To cut a very long story short, by experimenting with different values for NB and P and Q, and by carefully tuning N to the available RAM, I was able to increase performance from 4 nodes running 8 processes to 10.43 Gflops. (WR00L2L4: N=27648, NB=192, P=1, Q=8.) This was a big improvement -and shows how important tuning HPL is - but is still pretty poor.
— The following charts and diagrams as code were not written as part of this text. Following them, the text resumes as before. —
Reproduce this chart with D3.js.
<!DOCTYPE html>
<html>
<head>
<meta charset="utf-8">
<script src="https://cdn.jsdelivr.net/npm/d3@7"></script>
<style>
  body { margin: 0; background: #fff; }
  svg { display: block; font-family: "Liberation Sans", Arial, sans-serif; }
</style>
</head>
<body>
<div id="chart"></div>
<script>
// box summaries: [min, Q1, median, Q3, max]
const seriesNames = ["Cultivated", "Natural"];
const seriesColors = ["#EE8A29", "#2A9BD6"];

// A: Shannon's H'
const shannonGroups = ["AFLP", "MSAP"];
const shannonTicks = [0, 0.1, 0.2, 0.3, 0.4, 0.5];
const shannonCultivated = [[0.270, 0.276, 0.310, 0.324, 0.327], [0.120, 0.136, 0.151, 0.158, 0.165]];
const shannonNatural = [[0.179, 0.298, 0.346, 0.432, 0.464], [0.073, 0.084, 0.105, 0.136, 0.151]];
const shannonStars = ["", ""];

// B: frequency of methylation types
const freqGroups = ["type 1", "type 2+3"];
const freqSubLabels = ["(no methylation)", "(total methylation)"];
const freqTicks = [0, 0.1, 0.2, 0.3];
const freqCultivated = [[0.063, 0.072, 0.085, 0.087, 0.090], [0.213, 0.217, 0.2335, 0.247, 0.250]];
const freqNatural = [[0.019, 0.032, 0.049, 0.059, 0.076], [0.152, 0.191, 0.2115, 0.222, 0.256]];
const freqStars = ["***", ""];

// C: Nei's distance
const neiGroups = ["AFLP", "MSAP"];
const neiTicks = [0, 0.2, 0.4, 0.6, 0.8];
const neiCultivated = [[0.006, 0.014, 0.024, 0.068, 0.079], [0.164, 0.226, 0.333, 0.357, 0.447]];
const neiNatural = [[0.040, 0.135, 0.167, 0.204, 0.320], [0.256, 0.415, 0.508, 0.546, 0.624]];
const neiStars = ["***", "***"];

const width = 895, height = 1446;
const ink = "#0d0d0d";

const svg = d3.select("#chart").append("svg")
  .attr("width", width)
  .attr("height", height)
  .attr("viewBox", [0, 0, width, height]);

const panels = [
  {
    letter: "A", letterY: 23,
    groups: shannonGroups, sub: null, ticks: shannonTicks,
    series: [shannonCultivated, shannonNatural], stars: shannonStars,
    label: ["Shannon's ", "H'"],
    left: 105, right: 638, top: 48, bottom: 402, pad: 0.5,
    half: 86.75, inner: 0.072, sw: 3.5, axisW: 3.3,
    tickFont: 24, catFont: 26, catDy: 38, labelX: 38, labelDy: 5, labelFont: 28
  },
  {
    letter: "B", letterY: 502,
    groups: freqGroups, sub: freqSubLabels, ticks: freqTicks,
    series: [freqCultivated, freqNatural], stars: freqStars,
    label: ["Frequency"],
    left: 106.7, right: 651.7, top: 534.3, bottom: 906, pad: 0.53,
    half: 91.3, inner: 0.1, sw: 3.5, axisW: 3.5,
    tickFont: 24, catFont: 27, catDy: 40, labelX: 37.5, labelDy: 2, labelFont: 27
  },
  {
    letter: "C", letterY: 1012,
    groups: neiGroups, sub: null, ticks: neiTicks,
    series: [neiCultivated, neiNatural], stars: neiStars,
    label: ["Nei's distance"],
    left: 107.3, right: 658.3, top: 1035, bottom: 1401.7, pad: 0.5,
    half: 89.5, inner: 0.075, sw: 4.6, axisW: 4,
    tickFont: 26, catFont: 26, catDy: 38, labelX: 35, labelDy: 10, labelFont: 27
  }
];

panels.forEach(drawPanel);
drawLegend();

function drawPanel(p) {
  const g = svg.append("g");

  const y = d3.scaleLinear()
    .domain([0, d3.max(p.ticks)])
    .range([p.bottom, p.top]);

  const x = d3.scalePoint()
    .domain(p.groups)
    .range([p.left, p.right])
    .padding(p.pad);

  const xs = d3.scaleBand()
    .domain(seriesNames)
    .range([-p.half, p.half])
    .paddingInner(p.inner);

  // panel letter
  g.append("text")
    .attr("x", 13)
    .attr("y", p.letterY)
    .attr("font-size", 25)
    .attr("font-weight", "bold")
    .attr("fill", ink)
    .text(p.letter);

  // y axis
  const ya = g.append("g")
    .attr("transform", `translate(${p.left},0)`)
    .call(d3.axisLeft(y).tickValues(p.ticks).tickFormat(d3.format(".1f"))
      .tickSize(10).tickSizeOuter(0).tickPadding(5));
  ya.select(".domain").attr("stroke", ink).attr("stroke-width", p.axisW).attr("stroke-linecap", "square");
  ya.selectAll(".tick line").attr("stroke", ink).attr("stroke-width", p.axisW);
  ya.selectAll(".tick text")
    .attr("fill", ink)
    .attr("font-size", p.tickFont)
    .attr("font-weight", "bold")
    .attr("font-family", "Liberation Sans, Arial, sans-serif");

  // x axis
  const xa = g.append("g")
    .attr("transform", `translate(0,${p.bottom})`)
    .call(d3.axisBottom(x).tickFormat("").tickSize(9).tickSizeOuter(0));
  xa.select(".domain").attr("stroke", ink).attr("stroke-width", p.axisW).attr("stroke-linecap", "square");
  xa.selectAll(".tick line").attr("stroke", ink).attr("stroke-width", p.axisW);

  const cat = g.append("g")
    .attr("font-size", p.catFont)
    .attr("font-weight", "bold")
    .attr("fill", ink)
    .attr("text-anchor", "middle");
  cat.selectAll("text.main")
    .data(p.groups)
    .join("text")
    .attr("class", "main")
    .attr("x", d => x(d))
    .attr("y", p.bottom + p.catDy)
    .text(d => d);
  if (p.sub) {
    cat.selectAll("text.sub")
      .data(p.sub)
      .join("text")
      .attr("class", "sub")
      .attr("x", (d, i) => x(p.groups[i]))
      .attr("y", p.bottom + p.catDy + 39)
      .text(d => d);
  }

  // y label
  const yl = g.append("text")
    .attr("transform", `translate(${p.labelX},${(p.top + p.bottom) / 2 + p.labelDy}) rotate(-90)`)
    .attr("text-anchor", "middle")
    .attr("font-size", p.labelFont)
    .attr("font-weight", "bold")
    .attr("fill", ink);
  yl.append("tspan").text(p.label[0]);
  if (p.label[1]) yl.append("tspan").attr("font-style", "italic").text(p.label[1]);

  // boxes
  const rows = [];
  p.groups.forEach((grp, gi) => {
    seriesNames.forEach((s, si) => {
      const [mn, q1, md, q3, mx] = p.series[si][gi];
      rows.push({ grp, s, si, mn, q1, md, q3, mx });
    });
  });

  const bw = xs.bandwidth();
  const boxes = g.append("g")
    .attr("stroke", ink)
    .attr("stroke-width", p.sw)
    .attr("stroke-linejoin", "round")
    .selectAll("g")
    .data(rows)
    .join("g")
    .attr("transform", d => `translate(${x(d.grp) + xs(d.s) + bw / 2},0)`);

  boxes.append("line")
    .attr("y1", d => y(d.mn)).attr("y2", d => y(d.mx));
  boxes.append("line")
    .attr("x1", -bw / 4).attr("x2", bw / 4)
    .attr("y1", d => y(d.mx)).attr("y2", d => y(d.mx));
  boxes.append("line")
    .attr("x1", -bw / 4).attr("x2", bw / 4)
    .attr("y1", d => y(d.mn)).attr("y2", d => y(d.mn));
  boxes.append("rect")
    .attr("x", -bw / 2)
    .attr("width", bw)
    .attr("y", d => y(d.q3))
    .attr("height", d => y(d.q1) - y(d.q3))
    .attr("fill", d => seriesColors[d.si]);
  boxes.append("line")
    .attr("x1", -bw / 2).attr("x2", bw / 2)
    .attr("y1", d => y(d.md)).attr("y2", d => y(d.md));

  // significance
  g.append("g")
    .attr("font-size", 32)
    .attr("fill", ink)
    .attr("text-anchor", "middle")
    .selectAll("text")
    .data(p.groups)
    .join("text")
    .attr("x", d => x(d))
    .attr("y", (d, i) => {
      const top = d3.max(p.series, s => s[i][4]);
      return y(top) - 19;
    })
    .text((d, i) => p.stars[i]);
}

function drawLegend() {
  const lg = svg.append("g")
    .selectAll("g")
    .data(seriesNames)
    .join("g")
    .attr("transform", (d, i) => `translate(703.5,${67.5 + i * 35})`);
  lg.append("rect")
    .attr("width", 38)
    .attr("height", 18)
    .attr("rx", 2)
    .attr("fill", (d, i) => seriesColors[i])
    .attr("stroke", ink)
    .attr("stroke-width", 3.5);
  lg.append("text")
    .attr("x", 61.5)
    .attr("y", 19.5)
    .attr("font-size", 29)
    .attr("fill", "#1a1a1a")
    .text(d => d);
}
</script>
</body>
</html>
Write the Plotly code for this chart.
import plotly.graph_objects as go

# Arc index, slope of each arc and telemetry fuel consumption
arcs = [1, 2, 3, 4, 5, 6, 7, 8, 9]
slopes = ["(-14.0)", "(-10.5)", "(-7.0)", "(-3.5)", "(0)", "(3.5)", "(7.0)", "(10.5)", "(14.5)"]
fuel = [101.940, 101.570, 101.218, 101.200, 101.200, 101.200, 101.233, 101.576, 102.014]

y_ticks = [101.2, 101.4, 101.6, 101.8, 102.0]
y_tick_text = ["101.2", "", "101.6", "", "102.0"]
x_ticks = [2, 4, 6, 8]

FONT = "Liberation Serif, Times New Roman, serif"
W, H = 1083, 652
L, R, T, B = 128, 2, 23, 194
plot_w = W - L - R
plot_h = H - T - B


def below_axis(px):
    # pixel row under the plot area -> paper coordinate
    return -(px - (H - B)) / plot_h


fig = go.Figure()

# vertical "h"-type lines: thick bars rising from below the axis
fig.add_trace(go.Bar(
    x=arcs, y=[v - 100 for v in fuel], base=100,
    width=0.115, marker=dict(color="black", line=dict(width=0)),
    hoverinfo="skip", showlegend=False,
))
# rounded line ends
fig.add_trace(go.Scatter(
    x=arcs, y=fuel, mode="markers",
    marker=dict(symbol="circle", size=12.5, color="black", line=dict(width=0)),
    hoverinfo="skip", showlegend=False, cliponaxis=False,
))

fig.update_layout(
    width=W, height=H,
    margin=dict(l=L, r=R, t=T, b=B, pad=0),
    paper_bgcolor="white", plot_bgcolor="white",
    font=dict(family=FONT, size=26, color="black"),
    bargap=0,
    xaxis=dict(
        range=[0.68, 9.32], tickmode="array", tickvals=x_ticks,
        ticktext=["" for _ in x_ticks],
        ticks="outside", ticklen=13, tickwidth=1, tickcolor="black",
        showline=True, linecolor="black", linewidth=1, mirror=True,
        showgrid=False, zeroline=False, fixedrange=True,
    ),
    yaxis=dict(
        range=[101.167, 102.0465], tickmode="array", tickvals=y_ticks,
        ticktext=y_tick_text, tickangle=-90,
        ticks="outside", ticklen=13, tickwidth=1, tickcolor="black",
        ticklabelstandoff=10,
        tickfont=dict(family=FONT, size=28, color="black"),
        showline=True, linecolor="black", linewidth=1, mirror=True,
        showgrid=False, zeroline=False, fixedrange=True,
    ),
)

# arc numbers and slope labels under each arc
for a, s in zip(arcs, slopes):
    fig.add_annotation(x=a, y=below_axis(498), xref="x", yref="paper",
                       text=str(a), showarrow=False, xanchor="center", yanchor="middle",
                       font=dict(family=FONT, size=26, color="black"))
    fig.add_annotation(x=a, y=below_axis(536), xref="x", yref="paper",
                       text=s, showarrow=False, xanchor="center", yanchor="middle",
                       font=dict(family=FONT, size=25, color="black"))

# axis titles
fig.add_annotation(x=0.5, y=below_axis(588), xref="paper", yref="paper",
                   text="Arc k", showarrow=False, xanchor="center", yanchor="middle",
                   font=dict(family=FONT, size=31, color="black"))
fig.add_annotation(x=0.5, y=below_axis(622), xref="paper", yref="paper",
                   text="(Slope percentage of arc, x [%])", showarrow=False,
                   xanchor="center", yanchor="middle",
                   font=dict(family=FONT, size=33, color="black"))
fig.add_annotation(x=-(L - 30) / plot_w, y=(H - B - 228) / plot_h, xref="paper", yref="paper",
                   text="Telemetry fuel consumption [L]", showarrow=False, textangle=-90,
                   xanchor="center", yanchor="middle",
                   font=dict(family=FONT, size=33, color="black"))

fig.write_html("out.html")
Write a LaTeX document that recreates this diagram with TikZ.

You can measure the performance of a cluster by its Computational Efficiency. Computational Efficency is simply the the measured performance of the cluster (RMax) divided by its theoretical maximum peak performance (RPeak):

compEff = RMax/RPeak

RPeak can be estimated as the number of nodes in the cluster, multiplied by the number of cores per node, multiplied by the number of floating point units per core, multipled by the clock speed. In the case of my test server RPeak= 4 x 2 x 2 x 2.2 = 35.2. With the cluster only delivering 10.43 Gflops, compEff = 10.42/35.2 = 29.6%. This is not a good number :-( As a comparison, "real" clusters like those in the TOP500 list are around 75% efficent. Microwulf runs at an execeptional 82%. My D630 comes in at 108% :-o But then it isn't a cluster...

I needed a "game changer." My cluster is built using AMD Athlon™ 64 X2 processors. I replaced the GotoBLAS library with AMD Core Math Library (ACML) which is optimized for AMD processors. There is a really excellent article on using ACML with HPL here. The results were outstanding. Performance doubled to 21.24 Gflops. (WR00L2L2: N=27392, NB=192, P=2, Q=4.) Computational Efficiency doubled to 60.3%. All I had done was link HPL to a different library!

The figures are still not brilliant, but at least they are approaching acceptability. Interestingly, Computational Efficiency is around 70% when running on any two nodes. There are still some things to try.







*WR00L2L2: N=18944, NB=256, P=1, Q=4. Time taken 475.22.